I have had a tea that included hibiscus in the blend. Would anybody know what variety of hibiscus blossoms would be good in tea? I know what I have probably isn't poisonous because my daughter's cats used to nibble on the leaves without suffering ill effects, so I tried the dried petals in tea -- can't say they were special. They did colour the tea red. The blossoms don't really have any discernible scent.

Maybe a more scented variety would be better in tea?

According to my trusty Richter's catalogue, the variety used is Hibiscus sabdariffa and it imparts a lemony flavour and a beautiful red colour to the tea.

Hibiscus, when I think of them, envoke images of Hawaii and the tropical hibiscus, H. rosa-sinensis, which is most likely the variety I have here, or a hardy variety I have seen a lot of in old gardens, like my sister's in-laws' gardens in Kentucky, H. syriacus. Lists & Lists...Hibiscus species describes hundreds!
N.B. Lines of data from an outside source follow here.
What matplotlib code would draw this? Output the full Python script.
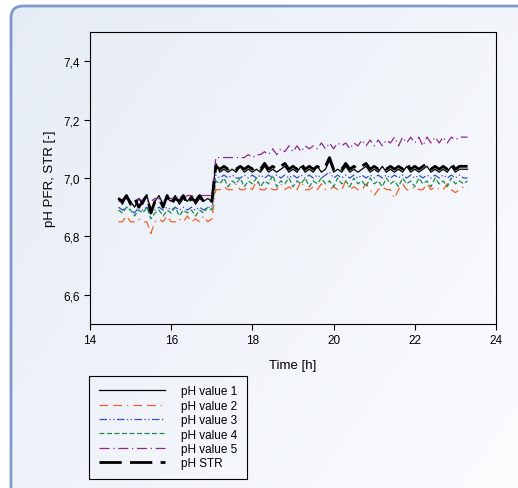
import numpy as np
import matplotlib.pyplot as plt
from matplotlib.patches import FancyBboxPatch
from matplotlib.ticker import FuncFormatter

plt.rcParams['font.family'] = ['Liberation Sans', 'DejaVu Sans']

# time [h]
t = [14.7, 14.8, 14.9, 15.0, 15.1, 15.2, 15.3, 15.4, 15.5, 15.6, 15.7, 15.8, 15.9, 16.0,
     16.1, 16.2, 16.3, 16.4, 16.5, 16.6, 16.7, 16.8, 16.9, 17.0,
     17.1, 17.2, 17.3, 17.4, 17.5, 17.6, 17.7, 17.8, 17.9, 18.0, 18.1, 18.2, 18.3, 18.4,
     18.5, 18.6, 18.7, 18.8, 18.9, 19.0, 19.1, 19.2, 19.3, 19.4, 19.5, 19.6, 19.7, 19.8,
     19.9, 20.0, 20.1, 20.2, 20.3, 20.4, 20.5, 20.6, 20.7, 20.8, 20.9, 21.0, 21.1, 21.2,
     21.3, 21.4, 21.5, 21.6, 21.7, 21.8, 21.9, 22.0, 22.1, 22.2, 22.3, 22.4, 22.5, 22.6,
     22.7, 22.8, 22.9, 23.0, 23.1, 23.2, 23.3]

ph1 = [6.93, 6.91, 6.94, 6.92, 6.90, 6.93, 6.91, 6.94, 6.89, 6.92, 6.94, 6.91, 6.93, 6.92,
       6.94, 6.91, 6.93, 6.92, 6.94, 6.91, 6.93, 6.92, 6.93, 6.92,
       7.05, 7.02, 7.03, 7.02, 7.03, 7.02, 7.04, 7.02, 7.03, 7.02, 7.03, 7.02, 7.04, 7.02,
       7.03, 7.02, 7.03, 7.04, 7.02, 7.03, 7.02, 7.04, 7.02, 7.03, 7.02, 7.04, 7.02, 7.03,
       7.06, 7.02, 7.03, 7.02, 7.04, 7.02, 7.03, 7.02, 7.03, 7.04, 7.02, 7.03, 7.02, 7.04,
       7.02, 7.03, 7.02, 7.03, 7.02, 7.04, 7.02, 7.03, 7.02, 7.03, 7.04, 7.02, 7.03, 7.02,
       7.03, 7.02, 7.04, 7.02, 7.03, 7.03, 7.03]

ph2 = [6.85, 6.85, 6.87, 6.85, 6.85, 6.86, 6.85, 6.85, 6.81, 6.85, 6.86, 6.85, 6.87, 6.85,
       6.85, 6.86, 6.85, 6.87, 6.85, 6.86, 6.85, 6.87, 6.85, 6.86,
       6.96, 6.96, 6.97, 6.96, 6.96, 6.98, 6.96, 6.96, 6.97, 6.96, 6.99, 6.96, 6.96, 6.97,
       6.96, 6.96, 6.98, 6.96, 6.97, 6.96, 6.96, 6.99, 6.96, 6.96, 6.97, 6.96, 6.98, 6.96,
       6.96, 6.97, 6.96, 6.96, 6.99, 6.96, 6.97, 6.96, 6.96, 6.98, 6.96, 6.94, 6.96, 6.97,
       6.96, 6.96, 6.93, 6.96, 6.98, 6.96, 6.96, 6.97, 6.96, 6.96, 6.98, 6.96, 6.97, 6.96,
       6.96, 6.98, 6.96, 6.95, 6.96, 6.97, 6.96]

ph3 = [6.90, 6.89, 6.90, 6.89, 6.88, 6.90, 6.89, 6.90, 6.88, 6.89, 6.90, 6.89, 6.90, 6.89,
       6.90, 6.89, 6.90, 6.89, 6.90, 6.89, 6.90, 6.89, 6.90, 6.90,
       7.01, 7.00, 7.01, 7.00, 7.01, 7.00, 7.00, 7.01, 7.00, 7.01, 7.00, 7.01, 7.00, 7.01,
       7.00, 7.01, 7.00, 7.01, 7.00, 7.01, 7.00, 7.01, 7.00, 7.01, 7.00, 7.01, 7.00, 7.01,
       7.02, 7.00, 7.01, 7.00, 7.01, 7.00, 7.01, 7.00, 7.01, 7.00, 7.01, 7.00, 7.01, 7.00,
       7.01, 7.00, 7.01, 7.00, 7.01, 7.00, 7.01, 7.00, 7.01, 7.00, 7.01, 7.00, 7.01, 7.00,
       7.01, 7.00, 7.01, 7.00, 7.01, 7.00, 7.00]

ph4 = [6.89, 6.88, 6.90, 6.89, 6.87, 6.89, 6.88, 6.90, 6.86, 6.88, 6.89, 6.87, 6.89, 6.88,
       6.90, 6.87, 6.89, 6.88, 6.89, 6.87, 6.89, 6.88, 6.90, 6.89,
       6.99, 6.98, 7.00, 6.97, 6.99, 6.98, 7.00, 6.97, 6.99, 6.98, 7.00, 6.97, 6.99, 6.98,
       7.01, 6.97, 6.99, 6.98, 7.00, 6.97, 6.99, 6.98, 7.00, 6.97, 6.99, 6.98, 7.00, 6.98,
       6.99, 6.97, 7.00, 6.98, 6.99, 6.97, 7.00, 6.98, 6.99, 6.97, 7.00, 6.98, 6.99, 6.97,
       7.00, 6.98, 6.99, 6.97, 7.00, 6.98, 6.99, 6.97, 7.00, 6.98, 6.99, 6.97, 7.00, 6.98,
       6.99, 6.97, 7.00, 6.98, 6.99, 6.98, 6.99]

ph5 = [6.92, 6.92, 6.93, 6.92, 6.92, 6.93, 6.92, 6.92, 6.92, 6.93, 6.93, 6.92, 6.93, 6.93,
       6.93, 6.94, 6.93, 6.94, 6.94, 6.93, 6.94, 6.94, 6.94, 6.94,
       7.07, 7.07, 7.07, 7.07, 7.07, 7.07, 7.07, 7.07, 7.08, 7.07, 7.08, 7.08, 7.09, 7.08,
       7.10, 7.08, 7.10, 7.09, 7.11, 7.09, 7.11, 7.09, 7.11, 7.10, 7.11, 7.10, 7.12, 7.10,
       7.12, 7.10, 7.12, 7.11, 7.12, 7.10, 7.12, 7.11, 7.13, 7.11, 7.13, 7.11, 7.13, 7.11,
       7.13, 7.12, 7.14, 7.11, 7.14, 7.12, 7.14, 7.12, 7.14, 7.11, 7.14, 7.12, 7.14, 7.12,
       7.14, 7.12, 7.14, 7.13, 7.14, 7.14, 7.14]

ph_str = [6.93, 6.92, 6.94, 6.91, 6.93, 6.90, 6.92, 6.94, 6.88, 6.92, 6.93, 6.90, 6.94, 6.91,
          6.93, 6.92, 6.94, 6.91, 6.93, 6.92, 6.94, 6.92, 6.93, 6.92,
          7.04, 7.03, 7.04, 7.03, 7.04, 7.03, 7.04, 7.03, 7.04, 7.03, 7.04, 7.03, 7.05, 7.03,
          7.04, 7.03, 7.04, 7.05, 7.03, 7.04, 7.03, 7.05, 7.03, 7.04, 7.03, 7.04, 7.03, 7.04,
          7.07, 7.03, 7.04, 7.03, 7.05, 7.03, 7.04, 7.03, 7.04, 7.05, 7.03, 7.04, 7.03, 7.04,
          7.03, 7.04, 7.03, 7.04, 7.03, 7.05, 7.03, 7.04, 7.03, 7.04, 7.05, 7.03, 7.04, 7.03,
          7.04, 7.03, 7.05, 7.03, 7.04, 7.04, 7.04]

labels = ['pH value 1', 'pH value 2', 'pH value 3', 'pH value 4', 'pH value 5', 'pH STR']

fig = plt.figure(figsize=(5.18, 4.89), dpi=100, facecolor='white')

# background panel with rounded corner and soft gradient
bg = fig.add_axes([0, 0, 1, 1])
bg.set_xlim(0, 518)
bg.set_ylim(489, 0)
bg.axis('off')
gx, gy = np.meshgrid(np.linspace(0, 1, 200), np.linspace(0, 1, 200))
g = (gx * 0.6 + gy * 0.4)
im = bg.imshow(g, extent=(0, 518, 489, 0), cmap=plt.matplotlib.colors.LinearSegmentedColormap.from_list(
    'bgc', ['#e6ecf5', '#fbfcfe']), aspect='auto', zorder=0)
panel = FancyBboxPatch((11, 7), 530, 500, boxstyle='round,pad=0,rounding_size=12',
                       facecolor='none', edgecolor='#7d9ac8', lw=2, zorder=1)
bg.add_patch(panel)
im.set_clip_path(panel)

ax = fig.add_axes([0.1737, 0.3354, 0.7838, 0.5971])
ax.set_facecolor('none')

ax.plot(t, ph1, color='black', lw=0.9, label=labels[0])
ax.plot(t, ph2, color='#f0602e', lw=0.9, ls=(0, (7, 4, 7, 4, 1, 4)), label=labels[1])
ax.plot(t, ph3, color='#2f52c0', lw=0.9, ls=(0, (6, 2, 1, 2, 1, 2)), label=labels[2])
ax.plot(t, ph4, color='#1f8a4c', lw=0.9, ls=(0, (4, 2)), label=labels[3])
ax.plot(t, ph5, color='#8c2a86', lw=0.9, ls=(0, (8, 3, 1, 3)), label=labels[4])
ax.plot(t, ph_str, color='black', lw=2, ls=(0, (8, 3)), label=labels[5])

ax.set_xlim(14, 24)
ax.set_ylim(6.5, 7.5)
ax.set_xticks([14, 16, 18, 20, 22, 24])
ax.set_yticks([6.6, 6.8, 7.0, 7.2, 7.4])
ax.yaxis.set_major_formatter(FuncFormatter(lambda v, p: f'{v:.1f}'.replace('.', ',')))
ax.tick_params(direction='out', length=4, labelsize=8.5, width=0.8)
for s in ax.spines.values():
    s.set_linewidth(0.8)
ax.set_xlabel('Time [h]', fontsize=9.5, labelpad=9)
ax.set_ylabel('pH PFR, STR [-]', fontsize=9.5, labelpad=5)

h, l = ax.get_legend_handles_labels()
leg = fig.legend(h, l, loc='upper left', bbox_to_anchor=(0.172, 0.229), fontsize=8.5,
                 frameon=True, fancybox=False, edgecolor='black', framealpha=1,
                 handlelength=5.6, handletextpad=1.4, labelspacing=0.2, borderpad=0.8,
                 borderaxespad=0)
leg.get_frame().set_linewidth(0.8)
leg.get_frame().set_facecolor('none')

fig.savefig('out.png', dpi=100, facecolor=fig.get_facecolor())
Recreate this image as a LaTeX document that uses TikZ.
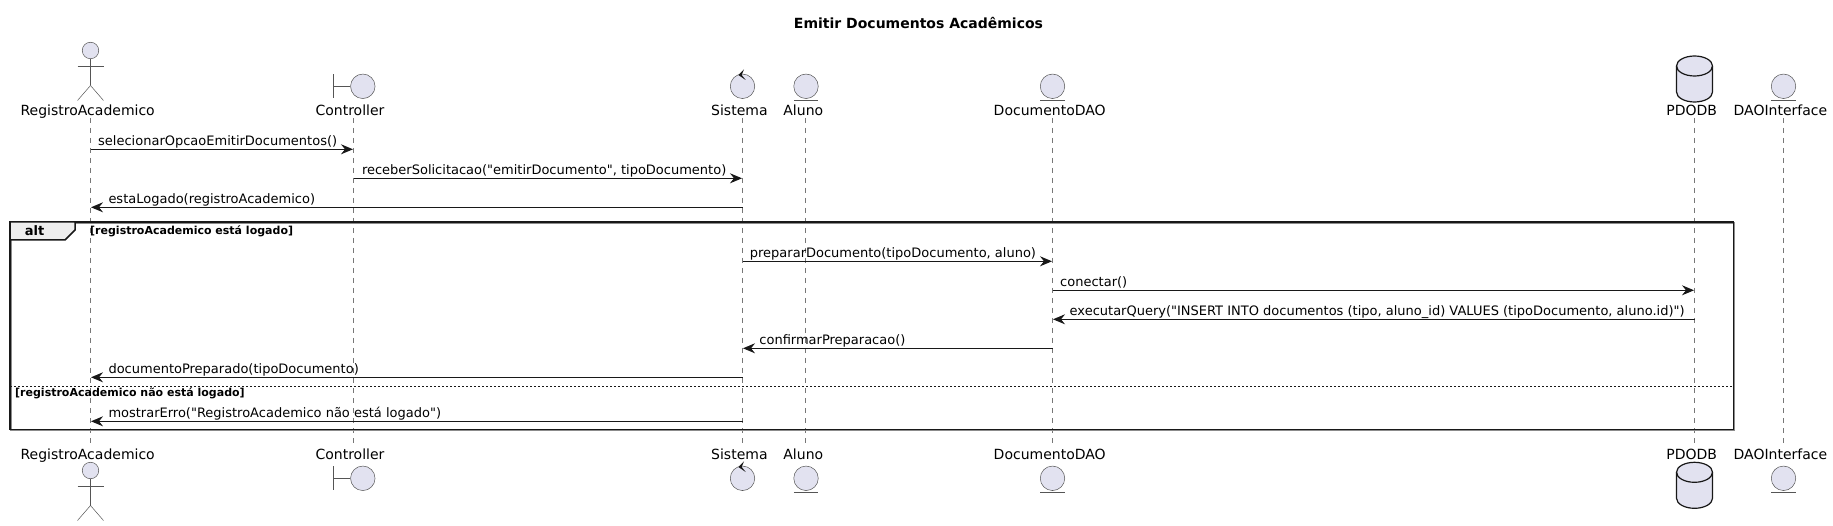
\documentclass[tikz,border=0pt]{standalone}
\usepackage{fontspec}
\newfontfamily\djv{DejaVu Sans}
\usetikzlibrary{arrows.meta,calc}
\definecolor{partfill}{HTML}{E2E2F0}
\definecolor{ink}{HTML}{181818}
\definecolor{thin}{HTML}{555555}
\definecolor{tabfill}{HTML}{EEEEEE}
\tikzset{
  msg/.style={draw=ink,line width=1pt,-{Stealth[length=12pt,width=10pt,inset=4pt,color=ink]},shorten >=0.5pt},
  msgtxt/.style={anchor=base west,inner sep=0pt,font=\djv\fontsize{13}{15}\selectfont,text=black},
  lifeline/.style={draw=thin!80,line width=0.5pt,dash pattern=on 5pt off 5pt},
  plabel/.style={anchor=base,inner sep=0pt,font=\djv\fontsize{14}{16}\selectfont,text=black},
  icon/.style={draw=thin,line width=0.5pt},
  ball/.style={circle,draw=thin,line width=0.5pt,fill=partfill,minimum size=24.5pt,inner sep=0pt},
  frameline/.style={draw=ink,line width=1.5pt},
  guard/.style={anchor=west,inner sep=0pt,font=\djv\fontsize{11}{13}\bfseries\selectfont,text=black},
}
\newcommand{\actoricon}[2]{% name, head centre
  \node[circle,draw=thin,line width=0.5pt,fill=partfill,minimum size=16.5pt,inner sep=0pt] (#1) at (#2) {};
  \draw[icon] (#1.south) -- ++(0,26.5) coordinate (#1hip);
  \draw[icon] ($(#1.south)+(-13,7.5)$) -- ($(#1.south)+(13,7.5)$);
  \draw[icon] ($(#1hip)+(-13,15)$) -- (#1hip) -- ($(#1hip)+(13,15)$);
}
\newcommand{\boundaryicon}[2]{%
  \node[ball] (#1) at (#2) {};
  \draw[icon] ($(#1.center)+(-29.5,-12)$) -- ($(#1.center)+(-29.5,12)$);
  \draw[icon] ($(#1.center)+(-29.5,0)$) -- (#1.west);
}
\newcommand{\controlicon}[2]{%
  \node[ball] (#1) at (#2) {};
  \fill[ink] ($(#1.center)+(-4.2,-11.3)$) -- ($(#1.center)+(1.5,-17)$) -- ($(#1.center)+(-0.8,-11.3)$) -- ($(#1.center)+(3.2,-6.3)$) -- cycle;
}
\newcommand{\entityicon}[2]{%
  \node[ball] (#1) at (#2) {};
  \draw[icon] ($(#1.center)+(-12.2,14)$) -- ($(#1.center)+(12.2,14)$);
}
\newcommand{\dbicon}[2]{% name, centre of the top ellipse
  \coordinate (#1) at (#2);
  \draw[draw=ink,line width=1.2pt,fill=partfill]
    ($(#1)+(-18,0)$) arc[start angle=180,end angle=360,x radius=18,y radius=10]
    -- ($(#1)+(18,26)$) arc[start angle=0,end angle=180,x radius=18,y radius=10] -- cycle;
  \draw[draw=ink,line width=1.2pt] ($(#1)+(-18,0)$) arc[start angle=180,end angle=0,x radius=18,y radius=10];
}
\begin{document}
\begin{tikzpicture}[x=1pt,y=-1pt]
\useasboundingbox[fill=white] (0,0) rectangle (1833,526);
% lifeline coordinates
\coordinate (topA) at (90.5,118);   \coordinate (botA) at (90.5,443);
\coordinate (topB) at (353.5,118);  \coordinate (botB) at (353.5,443);
\coordinate (topC) at (742.5,118);  \coordinate (botC) at (742.5,443);
\coordinate (topD) at (805.5,118);  \coordinate (botD) at (805.5,443);
\coordinate (topE) at (1052.5,118); \coordinate (botE) at (1052.5,443);
\coordinate (topF) at (1694.5,118); \coordinate (botF) at (1694.5,443);
\coordinate (topG) at (1783.5,118); \coordinate (botG) at (1783.5,443);
\foreach \p in {A,B,C,D,E,F,G} \draw[lifeline] (top\p) -- (bot\p);
% title
\node[inner sep=0pt,font=\djv\fontsize{14}{16}\bfseries\selectfont] (title) at (918.5,23) {Emitir Documentos Acadêmicos};
% top participants
\actoricon{aT}{90.5,50.5}
\boundaryicon{bT}{362.8,86.3}
\controlicon{cT}{742.5,86.3}
\entityicon{dT}{806,86.3}
\entityicon{eT}{1052.5,86.3}
\dbicon{fT}{1694.5,66}
\entityicon{gT}{1783.5,86.3}
\node[plabel] (la) at (87.7,115.2) {RegistroAcademico};
\node[plabel] (lb) at (350,115.2) {Controller};
\node[plabel] (lc) at (739.4,115.2) {Sistema};
\node[plabel] (ld) at (803.3,115.2) {Aluno};
\node[plabel] (le) at (1049.7,115.2) {DocumentoDAO};
\node[plabel] (lf) at (1691.7,115.2) {PDODB};
\node[plabel] (lg) at (1780.4,115.2) {DAOInterface};
% bottom participants
\node[plabel] (la2) at (87.7,459.2) {RegistroAcademico};
\node[plabel] (lb2) at (350,459.2) {Controller};
\node[plabel] (lc2) at (739.4,459.2) {Sistema};
\node[plabel] (ld2) at (803.3,459.2) {Aluno};
\node[plabel] (le2) at (1049.7,459.2) {DocumentoDAO};
\node[plabel] (lf2) at (1691.7,459.2) {PDODB};
\node[plabel] (lg2) at (1780.4,459.2) {DAOInterface};
\actoricon{aB}{90.5,470.5}
\boundaryicon{bB}{362.8,478.3}
\controlicon{cB}{742.5,478.3}
\entityicon{dB}{806,478.3}
\entityicon{eB}{1052.5,478.3}
\dbicon{fB}{1694.5,472.3}
\entityicon{gB}{1783.5,478.3}
% frame
\draw[draw=black!45,line width=1.5pt] (10.8,222.8) rectangle (1734.3,430.1);
\draw[frameline] (10,222) rectangle (1733.5,429.3);
\draw[frameline,fill=tabfill] (10,222) -- (75,222) -- (75,230) -- (65,240) -- (10,240) -- cycle;
\node[inner sep=0pt,font=\djv\fontsize{13}{15}\bfseries\selectfont] (alt) at (34.5,231) {alt};
\node[guard] (g1) at (90,231) {[registroAcademico está logado]};
\draw[draw=ink,line width=1pt,dash pattern=on 2pt off 2pt] (10,386.3) -- (1733.5,386.3);
\node[guard] (g2) at (15,393.5) {[registroAcademico não está logado]};
% messages
\coordinate (r1) at (0,149.3); \coordinate (r2) at (0,178.3); \coordinate (r3) at (0,207.3);
\coordinate (r4) at (0,261.3); \coordinate (r5) at (0,290.3); \coordinate (r6) at (0,319.3);
\coordinate (r7) at (0,348.3); \coordinate (r8) at (0,377.3); \coordinate (r9) at (0,421.3);
\draw[msg] (topA |- r1) -- (topB |- r1);
\draw[msg] (topB |- r2) -- (topC |- r2);
\draw[msg] (topC |- r3) -- (topA |- r3);
\draw[msg] (topC |- r4) -- (topE |- r4);
\draw[msg] (topE |- r5) -- (topF |- r5);
\draw[msg] (topF |- r6) -- (topE |- r6);
\draw[msg] (topE |- r7) -- (topC |- r7);
\draw[msg] (topC |- r8) -- (topA |- r8);
\draw[msg] (topC |- r9) -- (topA |- r9);
\node[msgtxt] (m1) at (98,145.3) {selecionarOpcaoEmitirDocumentos()};
\node[msgtxt] (m2) at (361.8,174.3) {receberSolicitacao("emitirDocumento", tipoDocumento)};
\node[msgtxt] (m3) at (108.3,203.3) {estaLogado(registroAcademico)};
\node[msgtxt] (m4) at (749.7,257.3) {prepararDocumento(tipoDocumento, aluno)};
\node[msgtxt] (m5) at (1060,286.3) {conectar()};
\node[msgtxt] (m6) at (1069.5,315.3) {executarQuery("INSERT INTO documentos (tipo, aluno\_id) VALUES (tipoDocumento, aluno.id)")};
\node[msgtxt] (m7) at (759.2,344.3) {confirmarPreparacao()};
\node[msgtxt] (m8) at (108.3,373.3) {documentoPreparado(tipoDocumento)};
\node[msgtxt] (m9) at (108.3,417.3) {mostrarErro("RegistroAcademico não está logado")};
\end{tikzpicture}
\end{document}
To begin searching for information about hibiscus, especially the tropical H. rosa-sinensis, one could not do much better than to start with the American Hibiscus Society.

2 Comments:

Blogger Annie in Austin said...

Are you in zone 5? [If you've mentioned it, I've forgotten!] Some of the herbaceous kinds, Hibiscus moscheutos, have lovely flowers but the whole plant dies to the ground and goes dormant over winter. There are many colors and slightly different shapes. Mine did great in Zone 5 Illinois, and do well in TX, too. You wouldn't have as long a bloom season, but you also wouldn't have to find room for them in the house!

Annie at the Transplantable Rose

7:44 PM  
Blogger Kati said...

Yes, Annie. I do live in Zone 5. I have considered some of the herbaceous kinds (Diane is one variety I have lusted after). I'm sure I'll be getting some someday soon. I suspect some of the hibiscus I admired in Kentucky would be hardy here.